-- Listing start --
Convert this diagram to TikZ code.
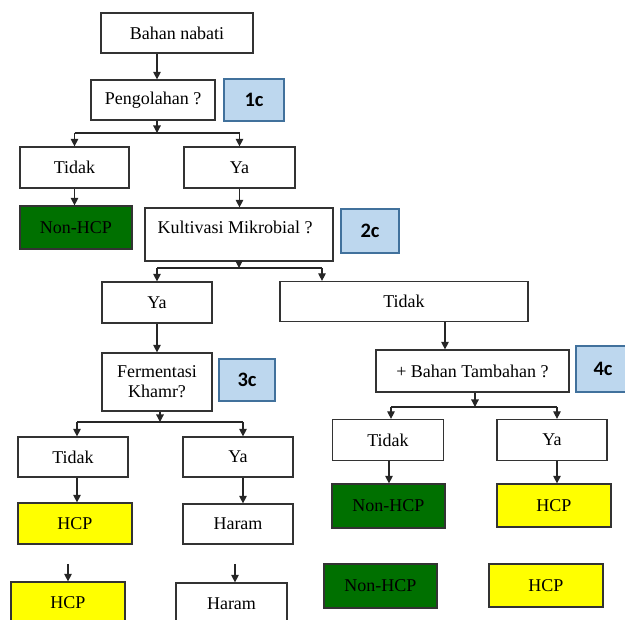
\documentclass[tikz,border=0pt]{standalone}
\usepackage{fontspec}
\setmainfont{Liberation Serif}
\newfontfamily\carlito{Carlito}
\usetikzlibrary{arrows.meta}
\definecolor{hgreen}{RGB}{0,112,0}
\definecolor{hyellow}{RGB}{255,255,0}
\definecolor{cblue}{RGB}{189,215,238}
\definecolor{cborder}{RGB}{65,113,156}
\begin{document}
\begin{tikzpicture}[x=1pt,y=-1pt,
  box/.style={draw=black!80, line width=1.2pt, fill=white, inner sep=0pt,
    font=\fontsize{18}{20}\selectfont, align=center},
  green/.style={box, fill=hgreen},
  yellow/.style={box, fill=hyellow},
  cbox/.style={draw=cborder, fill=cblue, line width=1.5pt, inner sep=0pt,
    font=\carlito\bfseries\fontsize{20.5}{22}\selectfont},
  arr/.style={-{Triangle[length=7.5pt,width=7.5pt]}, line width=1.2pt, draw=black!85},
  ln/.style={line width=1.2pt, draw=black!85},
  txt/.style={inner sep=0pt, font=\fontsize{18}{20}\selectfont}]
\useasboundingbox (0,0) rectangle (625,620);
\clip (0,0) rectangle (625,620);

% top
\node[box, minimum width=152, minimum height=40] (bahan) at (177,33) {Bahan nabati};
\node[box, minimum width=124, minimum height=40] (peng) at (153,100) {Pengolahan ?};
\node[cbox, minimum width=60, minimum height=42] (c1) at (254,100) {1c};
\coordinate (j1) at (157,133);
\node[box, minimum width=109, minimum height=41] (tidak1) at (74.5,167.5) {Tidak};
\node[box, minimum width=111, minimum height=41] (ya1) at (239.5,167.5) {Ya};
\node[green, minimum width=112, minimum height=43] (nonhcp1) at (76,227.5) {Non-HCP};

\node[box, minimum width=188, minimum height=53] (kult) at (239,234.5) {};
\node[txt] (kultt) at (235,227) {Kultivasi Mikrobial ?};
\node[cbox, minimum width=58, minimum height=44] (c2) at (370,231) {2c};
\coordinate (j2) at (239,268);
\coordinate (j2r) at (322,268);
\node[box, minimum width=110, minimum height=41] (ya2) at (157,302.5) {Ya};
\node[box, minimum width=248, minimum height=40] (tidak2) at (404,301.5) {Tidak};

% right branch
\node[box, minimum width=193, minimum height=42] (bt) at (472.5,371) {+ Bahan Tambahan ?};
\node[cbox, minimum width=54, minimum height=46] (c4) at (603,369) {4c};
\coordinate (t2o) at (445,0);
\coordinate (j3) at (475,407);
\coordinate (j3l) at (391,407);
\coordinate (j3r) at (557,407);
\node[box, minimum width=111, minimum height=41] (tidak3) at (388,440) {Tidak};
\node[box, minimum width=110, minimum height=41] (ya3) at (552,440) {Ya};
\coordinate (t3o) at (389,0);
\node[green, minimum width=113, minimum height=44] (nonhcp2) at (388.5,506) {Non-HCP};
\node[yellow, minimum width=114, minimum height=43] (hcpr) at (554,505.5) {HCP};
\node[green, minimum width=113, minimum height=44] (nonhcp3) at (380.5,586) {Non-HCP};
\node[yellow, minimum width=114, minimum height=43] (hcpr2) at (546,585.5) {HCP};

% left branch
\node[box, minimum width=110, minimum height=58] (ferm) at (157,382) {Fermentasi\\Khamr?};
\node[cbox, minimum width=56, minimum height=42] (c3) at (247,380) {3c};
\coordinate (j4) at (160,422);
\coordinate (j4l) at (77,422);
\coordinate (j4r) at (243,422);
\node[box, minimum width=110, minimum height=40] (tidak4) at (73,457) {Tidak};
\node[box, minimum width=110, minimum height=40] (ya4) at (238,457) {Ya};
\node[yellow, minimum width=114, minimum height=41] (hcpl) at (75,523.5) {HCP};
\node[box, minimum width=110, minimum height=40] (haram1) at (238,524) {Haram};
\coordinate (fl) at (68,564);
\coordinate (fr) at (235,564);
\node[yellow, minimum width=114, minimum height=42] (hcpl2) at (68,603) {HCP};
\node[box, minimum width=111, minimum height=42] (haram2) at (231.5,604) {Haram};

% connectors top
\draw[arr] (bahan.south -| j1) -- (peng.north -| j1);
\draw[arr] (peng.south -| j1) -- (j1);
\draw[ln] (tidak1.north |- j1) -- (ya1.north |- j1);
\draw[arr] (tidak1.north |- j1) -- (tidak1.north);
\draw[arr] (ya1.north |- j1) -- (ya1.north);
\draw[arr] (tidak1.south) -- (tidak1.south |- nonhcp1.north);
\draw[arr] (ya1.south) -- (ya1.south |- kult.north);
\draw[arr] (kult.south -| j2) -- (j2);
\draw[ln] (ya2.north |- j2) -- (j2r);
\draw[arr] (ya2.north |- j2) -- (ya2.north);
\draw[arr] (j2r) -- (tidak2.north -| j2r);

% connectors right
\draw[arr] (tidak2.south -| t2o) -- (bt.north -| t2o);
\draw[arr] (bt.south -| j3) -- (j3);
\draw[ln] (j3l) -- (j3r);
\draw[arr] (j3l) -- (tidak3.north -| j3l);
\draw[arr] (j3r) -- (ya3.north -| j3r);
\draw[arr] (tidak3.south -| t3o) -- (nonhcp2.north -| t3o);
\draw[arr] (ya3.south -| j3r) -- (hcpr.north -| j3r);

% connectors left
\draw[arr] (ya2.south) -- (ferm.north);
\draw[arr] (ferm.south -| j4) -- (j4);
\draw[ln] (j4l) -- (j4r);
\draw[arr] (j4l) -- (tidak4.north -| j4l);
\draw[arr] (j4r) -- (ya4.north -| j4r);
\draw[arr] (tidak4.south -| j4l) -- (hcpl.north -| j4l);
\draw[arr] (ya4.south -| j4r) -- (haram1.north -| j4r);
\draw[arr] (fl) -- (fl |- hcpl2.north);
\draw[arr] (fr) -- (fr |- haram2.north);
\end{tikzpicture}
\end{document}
-- Listing end --
-- Listing start --
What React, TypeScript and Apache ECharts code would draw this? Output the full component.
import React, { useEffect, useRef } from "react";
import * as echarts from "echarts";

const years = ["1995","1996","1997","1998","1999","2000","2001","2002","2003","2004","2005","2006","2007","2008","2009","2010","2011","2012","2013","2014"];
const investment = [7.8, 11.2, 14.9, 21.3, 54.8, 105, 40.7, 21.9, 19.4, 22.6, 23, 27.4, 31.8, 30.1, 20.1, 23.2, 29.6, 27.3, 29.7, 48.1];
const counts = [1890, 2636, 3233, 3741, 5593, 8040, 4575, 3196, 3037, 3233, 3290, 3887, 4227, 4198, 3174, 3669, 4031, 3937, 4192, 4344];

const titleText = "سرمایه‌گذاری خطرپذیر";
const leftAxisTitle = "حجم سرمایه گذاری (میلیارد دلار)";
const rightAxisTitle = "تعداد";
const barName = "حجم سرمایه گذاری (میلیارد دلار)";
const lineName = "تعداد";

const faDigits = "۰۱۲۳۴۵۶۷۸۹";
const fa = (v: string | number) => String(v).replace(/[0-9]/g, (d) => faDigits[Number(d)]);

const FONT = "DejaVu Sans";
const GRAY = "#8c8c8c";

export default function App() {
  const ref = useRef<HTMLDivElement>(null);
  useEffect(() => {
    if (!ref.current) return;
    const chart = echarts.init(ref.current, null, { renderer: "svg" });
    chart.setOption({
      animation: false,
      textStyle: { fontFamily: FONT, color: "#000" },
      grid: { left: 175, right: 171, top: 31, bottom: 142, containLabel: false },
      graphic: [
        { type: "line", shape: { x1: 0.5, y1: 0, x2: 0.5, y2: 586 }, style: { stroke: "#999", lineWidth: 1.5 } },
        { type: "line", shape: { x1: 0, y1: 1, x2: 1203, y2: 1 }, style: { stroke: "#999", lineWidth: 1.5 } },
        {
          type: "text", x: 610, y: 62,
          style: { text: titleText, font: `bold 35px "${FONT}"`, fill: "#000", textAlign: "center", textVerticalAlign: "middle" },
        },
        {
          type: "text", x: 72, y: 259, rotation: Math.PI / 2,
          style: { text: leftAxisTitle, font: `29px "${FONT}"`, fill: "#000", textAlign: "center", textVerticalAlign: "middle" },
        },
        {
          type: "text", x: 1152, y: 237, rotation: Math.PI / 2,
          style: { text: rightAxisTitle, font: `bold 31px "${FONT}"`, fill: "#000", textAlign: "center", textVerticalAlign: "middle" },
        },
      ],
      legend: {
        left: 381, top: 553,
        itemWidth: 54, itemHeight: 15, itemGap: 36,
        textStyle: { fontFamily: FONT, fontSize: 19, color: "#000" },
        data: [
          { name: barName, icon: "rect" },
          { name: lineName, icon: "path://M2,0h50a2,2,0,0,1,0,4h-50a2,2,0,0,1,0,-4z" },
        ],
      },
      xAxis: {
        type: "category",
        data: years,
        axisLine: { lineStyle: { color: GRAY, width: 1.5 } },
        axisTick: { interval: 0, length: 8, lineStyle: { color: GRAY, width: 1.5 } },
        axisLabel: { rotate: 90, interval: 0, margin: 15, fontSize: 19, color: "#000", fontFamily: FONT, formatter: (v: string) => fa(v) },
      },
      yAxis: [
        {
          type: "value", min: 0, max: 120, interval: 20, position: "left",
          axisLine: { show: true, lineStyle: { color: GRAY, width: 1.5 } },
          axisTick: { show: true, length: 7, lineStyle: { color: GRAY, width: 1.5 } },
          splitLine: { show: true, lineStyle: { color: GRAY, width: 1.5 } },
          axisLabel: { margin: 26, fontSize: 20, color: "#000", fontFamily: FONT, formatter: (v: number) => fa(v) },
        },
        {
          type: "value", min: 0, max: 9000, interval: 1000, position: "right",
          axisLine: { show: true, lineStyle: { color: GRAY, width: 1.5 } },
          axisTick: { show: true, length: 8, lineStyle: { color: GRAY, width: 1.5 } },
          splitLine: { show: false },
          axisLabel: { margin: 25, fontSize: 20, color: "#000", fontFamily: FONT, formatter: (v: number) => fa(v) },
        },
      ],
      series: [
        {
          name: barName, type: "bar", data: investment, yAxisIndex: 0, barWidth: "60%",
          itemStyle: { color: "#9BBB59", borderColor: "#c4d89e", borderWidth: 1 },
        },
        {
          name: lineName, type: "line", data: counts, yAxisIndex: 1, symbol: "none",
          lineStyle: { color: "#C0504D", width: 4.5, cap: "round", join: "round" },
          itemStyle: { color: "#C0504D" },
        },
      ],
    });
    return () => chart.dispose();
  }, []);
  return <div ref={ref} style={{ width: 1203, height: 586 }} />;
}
-- Listing end --
#### Your instructions:
Could you quote, word for word, only the lines from the one containing "Convert this diagram to TikZ code." through the one containing "minimum width=248, minimum", both included, and leave out any pictures?

#### Exercise result:
Convert this diagram to TikZ code.
\documentclass[tikz,border=0pt]{standalone}
\usepackage{fontspec}
\setmainfont{Liberation Serif}
\newfontfamily\carlito{Carlito}
\usetikzlibrary{arrows.meta}
\definecolor{hgreen}{RGB}{0,112,0}
\definecolor{hyellow}{RGB}{255,255,0}
\definecolor{cblue}{RGB}{189,215,238}
\definecolor{cborder}{RGB}{65,113,156}
\begin{document}
\begin{tikzpicture}[x=1pt,y=-1pt,
  box/.style={draw=black!80, line width=1.2pt, fill=white, inner sep=0pt,
    font=\fontsize{18}{20}\selectfont, align=center},
  green/.style={box, fill=hgreen},
  yellow/.style={box, fill=hyellow},
  cbox/.style={draw=cborder, fill=cblue, line width=1.5pt, inner sep=0pt,
    font=\carlito\bfseries\fontsize{20.5}{22}\selectfont},
  arr/.style={-{Triangle[length=7.5pt,width=7.5pt]}, line width=1.2pt, draw=black!85},
  ln/.style={line width=1.2pt, draw=black!85},
  txt/.style={inner sep=0pt, font=\fontsize{18}{20}\selectfont}]
\useasboundingbox (0,0) rectangle (625,620);
\clip (0,0) rectangle (625,620);

% top
\node[box, minimum width=152, minimum height=40] (bahan) at (177,33) {Bahan nabati};
\node[box, minimum width=124, minimum height=40] (peng) at (153,100) {Pengolahan ?};
\node[cbox, minimum width=60, minimum height=42] (c1) at (254,100) {1c};
\coordinate (j1) at (157,133);
\node[box, minimum width=109, minimum height=41] (tidak1) at (74.5,167.5) {Tidak};
\node[box, minimum width=111, minimum height=41] (ya1) at (239.5,167.5) {Ya};
\node[green, minimum width=112, minimum height=43] (nonhcp1) at (76,227.5) {Non-HCP};

\node[box, minimum width=188, minimum height=53] (kult) at (239,234.5) {};
\node[txt] (kultt) at (235,227) {Kultivasi Mikrobial ?};
\node[cbox, minimum width=58, minimum height=44] (c2) at (370,231) {2c};
\coordinate (j2) at (239,268);
\coordinate (j2r) at (322,268);
\node[box, minimum width=110, minimum height=41] (ya2) at (157,302.5) {Ya};
\node[box, minimum width=248, minimum height=40] (tidak2) at (404,301.5) {Tidak};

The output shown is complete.